Sunday, May 24, 2009

Day 21 - Too much joy?

No!

There can never be too much joy, because joy by its very nature is ever-fresh and ever-new. (from the teachings of Yogananda)

Yet, with all these really clear, beautiful, tingling feelings of ever expanding joy that continue to increase each day that I "send the Love," there comes the...

Panic button.

"Okay, okay! Calm down Danny. I know that all this joy and sending the Love and everything is really good and all, but stop! I have had enough. Can't we just take a rest for a few days, let it all settle in?"

"I will keep going, keep sending Reiki and Love and Joy for 12 minutes a day, and I will keep expanding my capacity for even greater joy."

"No! Stop! I can't take anymore."

"I will keep going..."

"Aaaaaaaaggghhhhh. I am m-e-e-l-l-l-l-t-t-t-i-i-i-i-n-g..."

That is how the dialogue goes. I feel this part of me that feels like it has reached a "saturation point" and wants to settle back into what is comfortable. When I start vibrating at higher levels of Love, my ego will try to put the brakes on the whole thing.

Fear and more fear


I think with this flood of Universal Love coming into and through me every day, it does stir up fear. What if this joy ends? What if this Love ends? What if all these good feelings just disappear? It then starts to search for bad things that may happen, that could happen, that might happen.

I have grown up in a sea of fear, of unrest, of turbulence... and with the introduction of this higher vibration of Love into my cells and atoms, the old stuff must come to the surface to be released. It is old fear, really. Fear of losing my loved ones. Fear of.... whatever I might be afraid of.

The really awesome part: I don't feel any fear at all when I am feeling the Love flow through my hands. None at all.

Detractor thoughts

And yes, I have the critic-thoughts. Like:

"Danny, you need to get your head out of the clouds and come back to Earth. What right do you have thinking you can transmit Universal Love through your hands? You are acting insane, egotistical, and arrogant. You need to go to work, shut up, and just live your life and be grateful for what you have. Quit trying to do great and grand things. I mean, really, did you think you could actually succeed in sending Love through your hands every single day for 12 straight years? You are fooling yourself, setting yourself up to fail."

What is my response?

I really have none. I just witness the gibbering-jabbering of monkey thoughts as they pass through me.
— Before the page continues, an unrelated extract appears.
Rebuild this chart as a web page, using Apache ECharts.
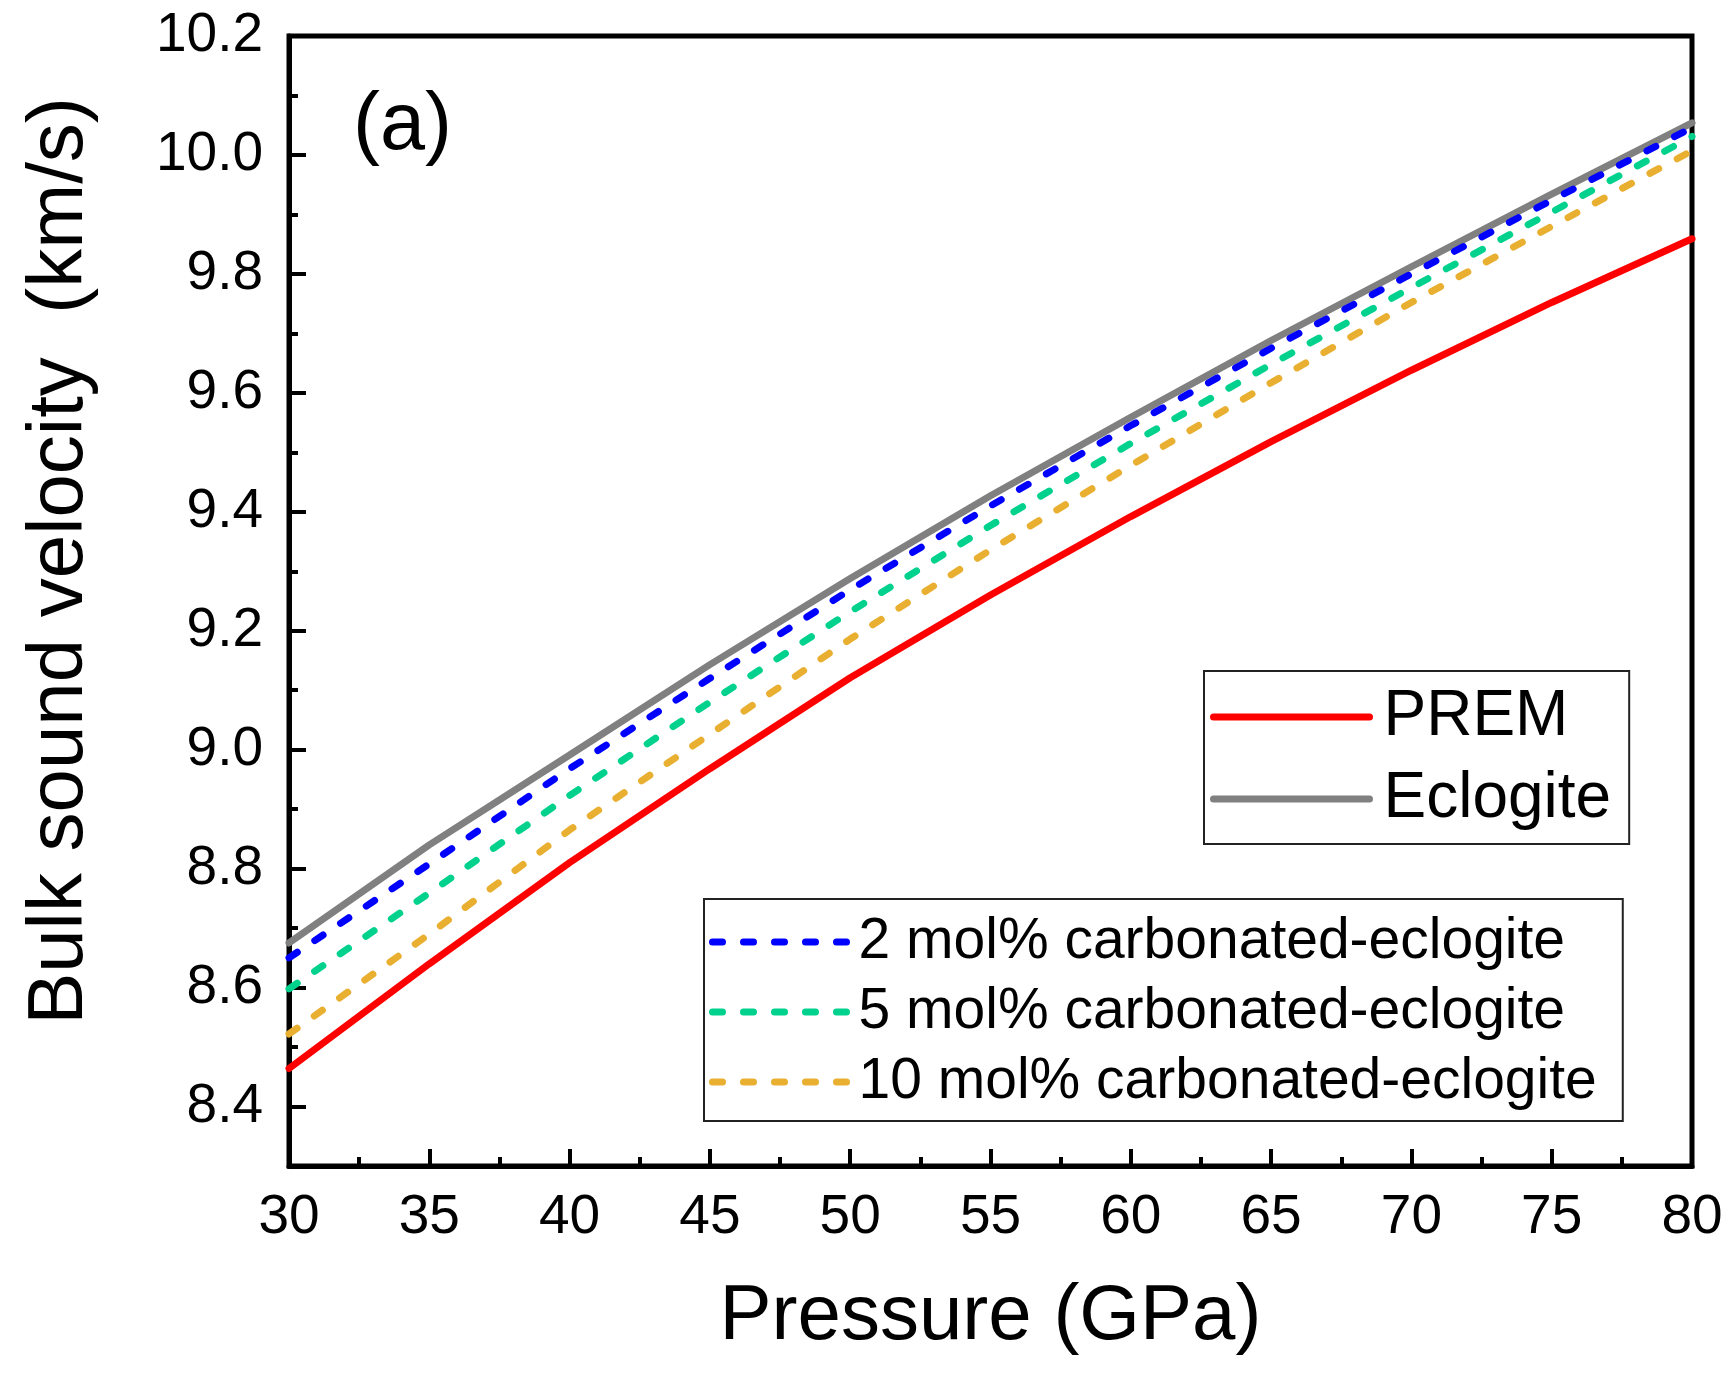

Love witnesses. That's it. There is no judgment. I know that there are people who would say I am crazy - but I this is the happiest crazy I have ever been. I KNOW, with ALL MY SOUL, that the Love ~ Reiki ~ Energy that I communicate through my hands is making a difference in the world. I may not see the results with my eyes - but in my SOUL'S INTELLIGENCE, in my INTUITION, and with the TEARS OF JOY that come falling down my eyes - I know that this Love is helping to improve the world. It is flowing into the Quantum Field of the Universe.

It is completely transforming my life. Love completely transforms the one who surrenders to the Flow of Love. Doing this for 12 minutes a day, every day, is changing me at my depth. And I am doing this one day at a time. I am doing this today, and I plan on doing it again tomorrow, and I plan on stringing 4,380 days together. That's at least 52,560 "minutes" of Love flowing through my hands and into the fabric of life. Which comes to 876 hours. ( I really love numbers) And this doesn't take into account the extra, bonus minutes...

I believe with all my heart that inside the hands and hearts of every single person on this planet, is the Roaring Ocean of Universal Love - greater and more beautiful than we could have previously imagined.

And I totally believe that with our breaths, imaginations, and intentions combined together, we can unleash this Ocean of Love through our hearts and hands.

The Whole Ocean - all of God's Love - all of Goddess's Love - can be communicated through the magnificent prism of the human heart!

I believe this. I know this. I do. And the fear-thoughts, the critic-thoughts in my head will come and go. I can't stop them. I can only witness them.